Il ne parle pas luxembourgeois et se dit même agacé par cette condition que fixent les autochtones pour réussir à s’intégrer dans le pays. «Il faut surtout donner l’envie d’aimer et de découvrir le Luxembourg, c’est un sujet vital pour l’avenir du pays», affirme Gérard Doucet qui préférerait des cours d’histoire et de géographie aux cours de langue. «Les Luxembourgeois nous donnent l’impression qu’ils n’ont que leur langue à transmettre, alors qu’il s’agit surtout de faire aimer une société et tout ce qui fait le “bon vivre” de ce pays, c’est pour moi la clé d’entrée.» Gérard Doucet a tout naturellement proposé à la commune d’adhérer au pacte citoyen («Biergerpakt»), mis en place dans le cadre de la nouvelle loi sur le vivre-ensemble. Le pacte est fondé «sur le respect mutuel, la tolérance, la solidarité, la cohésion sociale et la lutte contre le racisme et toute forme de discrimination».

«Table multiculti»

Candida Esteves, ancienne conseillère communale libérale de la cité thermale et membre de longue date de la commission du Vivre-ensemble, se réjouit de compter trois frontaliers dans les rangs. «Ils travaillent soit au casino, soit au domaine thermal et sont impliqués dans le quotidien de Mondorf», précise-t-elle. Le bourgmestre, Steve Reckel, trop content de pouvoir compter sur des frontaliers, a même permis de dépasser le nombre de membres normalement requis et aujourd’hui, la commission en compte 28.

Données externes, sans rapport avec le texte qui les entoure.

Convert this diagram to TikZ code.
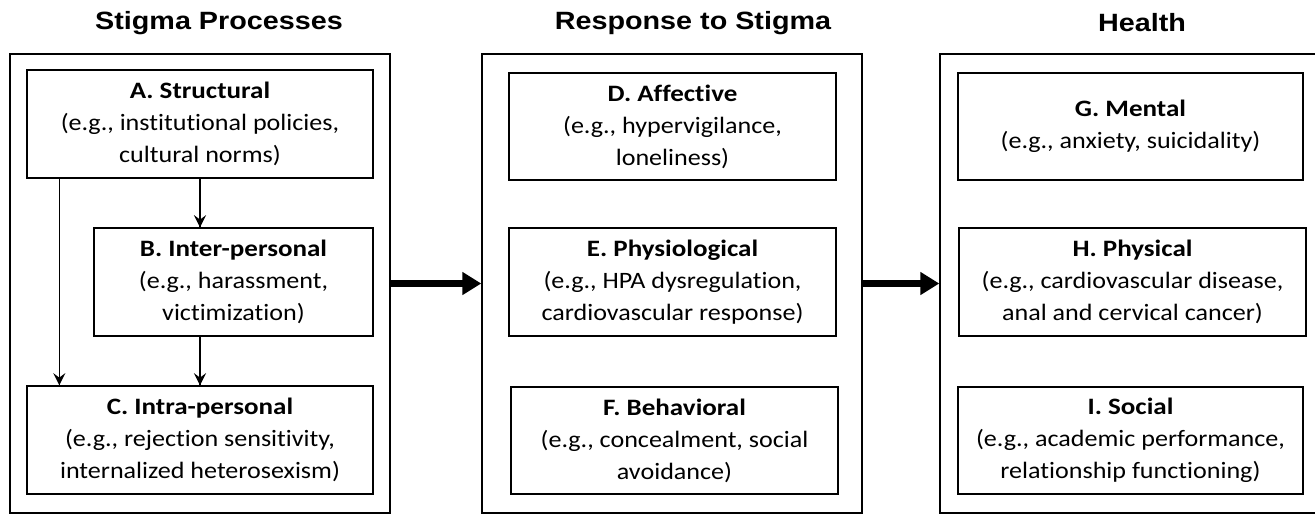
\documentclass[tikz,border=0pt]{standalone}
\usepackage{fontspec}
\setmainfont{Carlito}[Ligatures=NoCommon, FakeStretch=1.11, BoldFeatures={FakeStretch=1.15}]
\newfontfamily\headfont{Liberation Sans}[FakeStretch=1.15]
\usetikzlibrary{calc,arrows.meta,decorations.markings}
\tikzset{->/.style = {decoration={markings, mark=at position 1 with {\arrow[scale=2.4]{stealth}}}, postaction={decorate}}}
\tikzset{panel/.style = {draw, line width=1.4pt, inner sep=0pt, minimum width=380pt, minimum height=459pt},
         item/.style = {draw, line width=1.4pt, align=center, inner sep=0pt, minimum height=108pt,
                        font=\fontsize{23.5}{32}\selectfont},
         heading/.style = {font=\headfont\bfseries\fontsize{25}{30}\selectfont},
         bigarrow/.style = {line width=7pt, -{Triangle[length=19pt,width=22pt]}}}

\begin{document}
\begin{tikzpicture}[x=1pt,y=-1pt]
\useasboundingbox (0,0) rectangle (1315,515);
\node [heading] (t1) at (219,23) {Stigma Processes};
\node [heading] (t2) at (693,23) {Response to Stigma};
\node [heading] (t3) at (1142,23) {Health};
\node [panel] (P1) at (200,283.5) {};
\node [panel] (P2) at (672,283.5) {};
\node [panel] (P3) at (1130,283.5) {};
\node [item, minimum width=346pt] (A) at (200,124) {\textbf{A. Structural}\\(e.g., institutional policies,\\cultural norms)};
\node [item, minimum width=279pt] (B) at (233.5,282) {\textbf{B. Inter-personal}\\(e.g., harassment,\\victimization)};
\node [item, minimum width=346pt] (C) at (200,440) {\textbf{C. Intra-personal}\\(e.g., rejection sensitivity,\\internalized heterosexism)};
\node [item, minimum width=327pt, minimum height=107pt] (D) at (672.5,126.5) {\textbf{D. Affective}\\(e.g., hypervigilance,\\loneliness)};
\node [item, minimum width=327pt] (E) at (672.5,282) {\textbf{E. Physiological}\\(e.g., HPA dysregulation,\\cardiovascular response)};
\node [item, minimum width=327pt, minimum height=107pt] (F) at (674.5,440.5) {\textbf{F. Behavioral}\\(e.g., concealment, social\\avoidance)};
\node [item, minimum width=345pt, minimum height=107pt] (G) at (1130.5,126.5) {\textbf{G. Mental}\\(e.g., anxiety, suicidality)};
\node [item, minimum width=347pt] (H) at (1132.5,282) {\textbf{H. Physical}\\(e.g., cardiovascular disease,\\anal and cervical cancer)};
\node [item, minimum width=345pt, minimum height=107pt] (I) at (1130.5,440.5) {\textbf{I. Social}\\(e.g., academic performance,\\relationship functioning)};
\draw [->, line width=1.2pt] (A.south) -- (A.south |- B.north);
\draw [->, line width=1.2pt] (C.north |- B.south) -- (C.north);
\draw [->, line width=1.2pt] ($(A.south west)+(33,0)$) -- ($(C.north west)+(33,0)$);
\draw [bigarrow] (P1.east) -- (P2.west);
\draw [bigarrow] (P2.east) -- (P3.west);
\end{tikzpicture}
\end{document}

Le 5 juillet prochain, elle organise sa traditionnelle «table multiculti», où les participants ramènent des plats typiques de leur pays d’origine. La première édition avait attiré une cinquantaine de personnes. Aujourd’hui, c’est devenu une grande fête de la diversité, avec tentes et orchestre. Les échanges y sont aussi amicaux que nourrissants. Et en plusieurs langues. Cette année, les boissons seront payantes, mais pour une bonne cause. L’argent récolté est destiné au foyer de jour pour handicapés de la commune. L’intégration jusqu’au bout.